> What is needed
The required output is the block of lines from the line with "What matplotlib code" to the line with "plt.rcParams['font.family'] = ['Liberation", endpoints included and pictures omitted.

Plotting code records:
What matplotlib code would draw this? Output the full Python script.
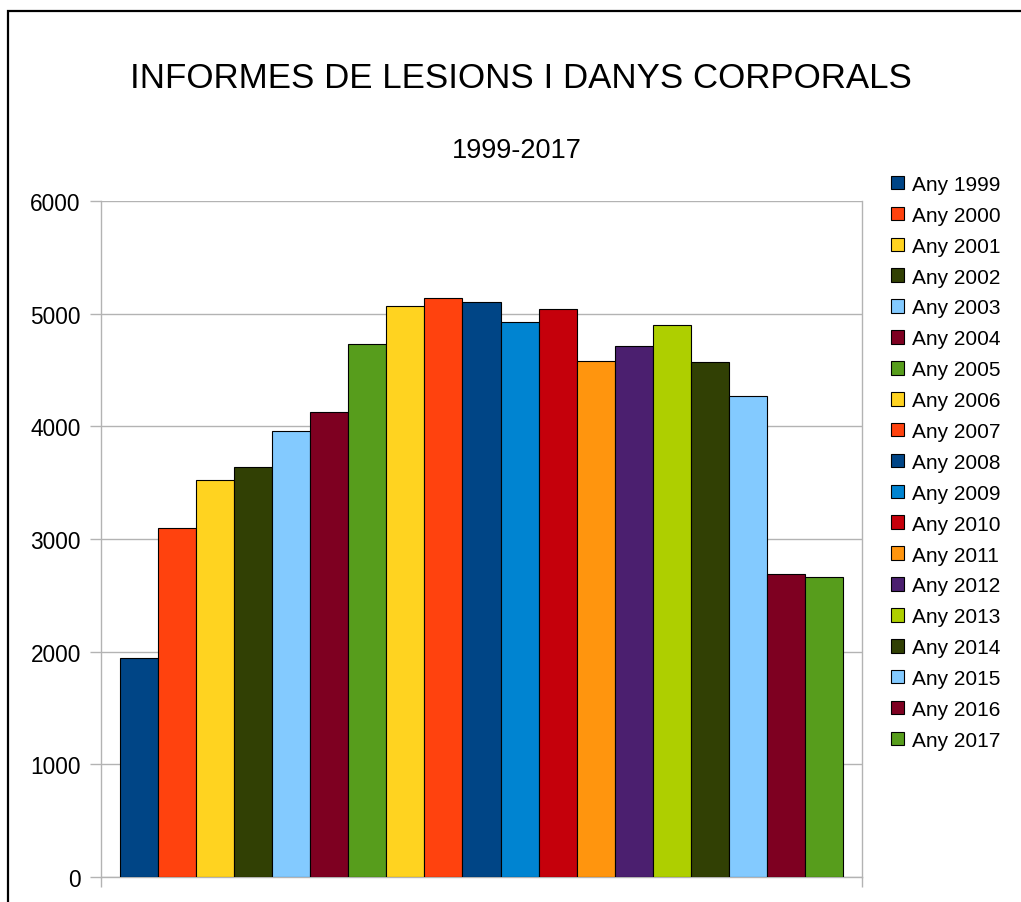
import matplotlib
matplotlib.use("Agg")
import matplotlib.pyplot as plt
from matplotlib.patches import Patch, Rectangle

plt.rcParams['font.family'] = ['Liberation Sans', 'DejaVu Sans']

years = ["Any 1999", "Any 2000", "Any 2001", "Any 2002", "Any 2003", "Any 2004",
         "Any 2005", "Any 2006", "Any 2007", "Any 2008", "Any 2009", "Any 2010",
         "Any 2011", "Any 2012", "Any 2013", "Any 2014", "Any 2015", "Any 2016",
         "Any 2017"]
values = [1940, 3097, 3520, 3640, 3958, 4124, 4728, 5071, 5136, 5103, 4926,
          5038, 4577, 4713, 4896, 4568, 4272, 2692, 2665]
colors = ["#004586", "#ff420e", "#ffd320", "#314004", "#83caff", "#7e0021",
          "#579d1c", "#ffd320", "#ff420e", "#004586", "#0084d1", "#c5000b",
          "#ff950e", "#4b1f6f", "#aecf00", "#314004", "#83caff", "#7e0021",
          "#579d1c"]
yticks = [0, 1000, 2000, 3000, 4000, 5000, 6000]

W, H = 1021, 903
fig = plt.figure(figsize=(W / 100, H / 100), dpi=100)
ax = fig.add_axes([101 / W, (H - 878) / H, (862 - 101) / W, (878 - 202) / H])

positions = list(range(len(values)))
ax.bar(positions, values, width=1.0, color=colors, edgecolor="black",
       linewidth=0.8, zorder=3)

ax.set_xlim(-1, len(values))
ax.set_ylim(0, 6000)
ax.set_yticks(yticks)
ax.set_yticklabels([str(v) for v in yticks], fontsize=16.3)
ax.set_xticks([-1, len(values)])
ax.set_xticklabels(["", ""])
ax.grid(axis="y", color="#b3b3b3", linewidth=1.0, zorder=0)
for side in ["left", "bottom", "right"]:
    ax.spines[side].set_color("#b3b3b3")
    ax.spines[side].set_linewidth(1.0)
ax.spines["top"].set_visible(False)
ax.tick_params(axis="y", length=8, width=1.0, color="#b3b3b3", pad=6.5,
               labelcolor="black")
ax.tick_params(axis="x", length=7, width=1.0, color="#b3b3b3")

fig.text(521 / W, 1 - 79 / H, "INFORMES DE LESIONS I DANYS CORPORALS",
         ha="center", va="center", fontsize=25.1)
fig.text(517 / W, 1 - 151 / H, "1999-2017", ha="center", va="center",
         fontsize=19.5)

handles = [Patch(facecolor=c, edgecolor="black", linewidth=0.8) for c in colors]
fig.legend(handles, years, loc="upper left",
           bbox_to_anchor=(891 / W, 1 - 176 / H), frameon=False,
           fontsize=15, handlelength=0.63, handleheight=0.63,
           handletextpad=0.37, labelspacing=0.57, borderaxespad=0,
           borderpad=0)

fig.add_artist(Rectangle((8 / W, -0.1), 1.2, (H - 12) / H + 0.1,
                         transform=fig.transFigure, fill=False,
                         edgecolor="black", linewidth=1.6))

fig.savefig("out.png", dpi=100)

* * *

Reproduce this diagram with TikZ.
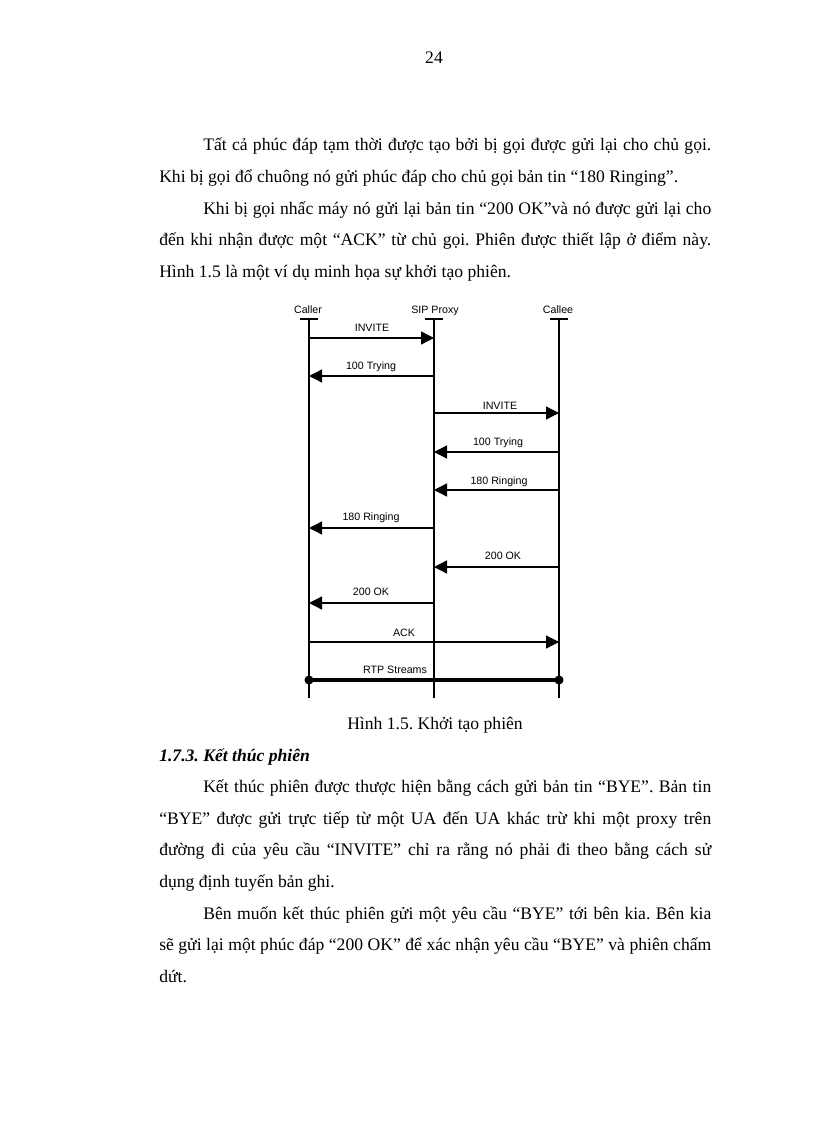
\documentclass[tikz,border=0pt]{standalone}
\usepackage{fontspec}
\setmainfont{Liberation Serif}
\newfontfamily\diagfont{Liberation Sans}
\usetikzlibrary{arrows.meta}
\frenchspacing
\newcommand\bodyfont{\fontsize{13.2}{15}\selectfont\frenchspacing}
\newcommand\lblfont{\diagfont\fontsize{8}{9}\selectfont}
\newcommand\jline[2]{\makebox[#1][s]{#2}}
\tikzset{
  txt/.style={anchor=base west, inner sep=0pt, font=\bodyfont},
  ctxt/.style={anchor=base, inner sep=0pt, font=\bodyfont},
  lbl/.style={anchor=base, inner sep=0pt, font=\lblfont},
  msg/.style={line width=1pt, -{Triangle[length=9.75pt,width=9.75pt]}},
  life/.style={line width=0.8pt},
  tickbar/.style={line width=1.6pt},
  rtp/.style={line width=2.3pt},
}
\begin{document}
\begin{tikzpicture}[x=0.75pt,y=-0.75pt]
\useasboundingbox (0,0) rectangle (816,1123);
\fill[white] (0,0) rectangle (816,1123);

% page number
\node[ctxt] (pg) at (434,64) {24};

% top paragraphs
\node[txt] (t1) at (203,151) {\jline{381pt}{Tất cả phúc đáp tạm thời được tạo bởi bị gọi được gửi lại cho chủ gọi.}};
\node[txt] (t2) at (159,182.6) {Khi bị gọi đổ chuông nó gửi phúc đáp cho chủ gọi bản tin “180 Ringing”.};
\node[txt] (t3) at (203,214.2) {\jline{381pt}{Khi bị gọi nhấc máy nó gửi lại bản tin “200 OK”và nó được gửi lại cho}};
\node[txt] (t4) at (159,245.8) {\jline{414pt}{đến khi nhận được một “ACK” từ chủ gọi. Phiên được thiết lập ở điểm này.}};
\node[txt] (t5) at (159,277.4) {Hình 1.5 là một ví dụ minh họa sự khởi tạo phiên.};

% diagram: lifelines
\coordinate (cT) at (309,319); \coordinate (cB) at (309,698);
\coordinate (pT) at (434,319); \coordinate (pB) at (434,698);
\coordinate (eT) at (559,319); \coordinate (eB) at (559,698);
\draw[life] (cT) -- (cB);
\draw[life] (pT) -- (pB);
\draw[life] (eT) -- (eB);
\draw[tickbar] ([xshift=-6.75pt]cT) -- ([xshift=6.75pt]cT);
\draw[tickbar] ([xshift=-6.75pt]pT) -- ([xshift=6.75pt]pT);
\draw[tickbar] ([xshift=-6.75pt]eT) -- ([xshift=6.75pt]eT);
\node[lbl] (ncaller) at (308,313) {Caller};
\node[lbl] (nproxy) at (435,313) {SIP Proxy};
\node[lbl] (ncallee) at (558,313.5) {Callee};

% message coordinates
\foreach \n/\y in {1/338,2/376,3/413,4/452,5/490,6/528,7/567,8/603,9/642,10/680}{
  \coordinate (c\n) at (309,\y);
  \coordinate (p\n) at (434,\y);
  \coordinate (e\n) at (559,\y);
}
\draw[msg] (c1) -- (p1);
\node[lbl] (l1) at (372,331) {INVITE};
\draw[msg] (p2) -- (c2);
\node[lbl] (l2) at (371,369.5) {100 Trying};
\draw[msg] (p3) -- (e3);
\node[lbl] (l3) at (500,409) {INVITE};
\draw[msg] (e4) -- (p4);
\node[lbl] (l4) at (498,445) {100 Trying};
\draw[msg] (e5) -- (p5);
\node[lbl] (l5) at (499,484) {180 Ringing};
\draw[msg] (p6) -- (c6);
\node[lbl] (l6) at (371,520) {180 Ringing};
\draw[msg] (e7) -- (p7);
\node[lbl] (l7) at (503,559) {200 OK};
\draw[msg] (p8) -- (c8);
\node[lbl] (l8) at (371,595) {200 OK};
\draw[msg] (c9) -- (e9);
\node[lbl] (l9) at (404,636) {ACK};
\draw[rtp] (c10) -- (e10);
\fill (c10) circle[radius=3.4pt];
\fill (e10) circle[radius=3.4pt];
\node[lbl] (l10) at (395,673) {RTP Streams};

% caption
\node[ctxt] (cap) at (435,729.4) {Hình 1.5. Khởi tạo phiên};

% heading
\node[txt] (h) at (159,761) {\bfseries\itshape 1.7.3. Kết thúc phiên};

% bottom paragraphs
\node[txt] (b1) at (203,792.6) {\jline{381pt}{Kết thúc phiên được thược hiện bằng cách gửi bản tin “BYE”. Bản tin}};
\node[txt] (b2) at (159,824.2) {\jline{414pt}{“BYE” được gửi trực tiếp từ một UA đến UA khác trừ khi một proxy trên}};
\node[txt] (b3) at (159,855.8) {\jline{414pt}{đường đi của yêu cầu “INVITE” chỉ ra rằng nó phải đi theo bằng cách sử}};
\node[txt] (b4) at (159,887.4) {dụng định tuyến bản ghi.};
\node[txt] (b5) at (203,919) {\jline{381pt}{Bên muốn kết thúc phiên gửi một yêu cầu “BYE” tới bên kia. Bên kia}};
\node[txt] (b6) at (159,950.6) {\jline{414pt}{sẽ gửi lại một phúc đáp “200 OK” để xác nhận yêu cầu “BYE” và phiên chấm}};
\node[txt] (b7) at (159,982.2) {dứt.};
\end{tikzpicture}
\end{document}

> Task output
What matplotlib code would draw this? Output the full Python script.
import matplotlib
matplotlib.use("Agg")
import matplotlib.pyplot as plt
from matplotlib.patches import Patch, Rectangle

plt.rcParams['font.family'] = ['Liberation Sans', 'DejaVu Sans']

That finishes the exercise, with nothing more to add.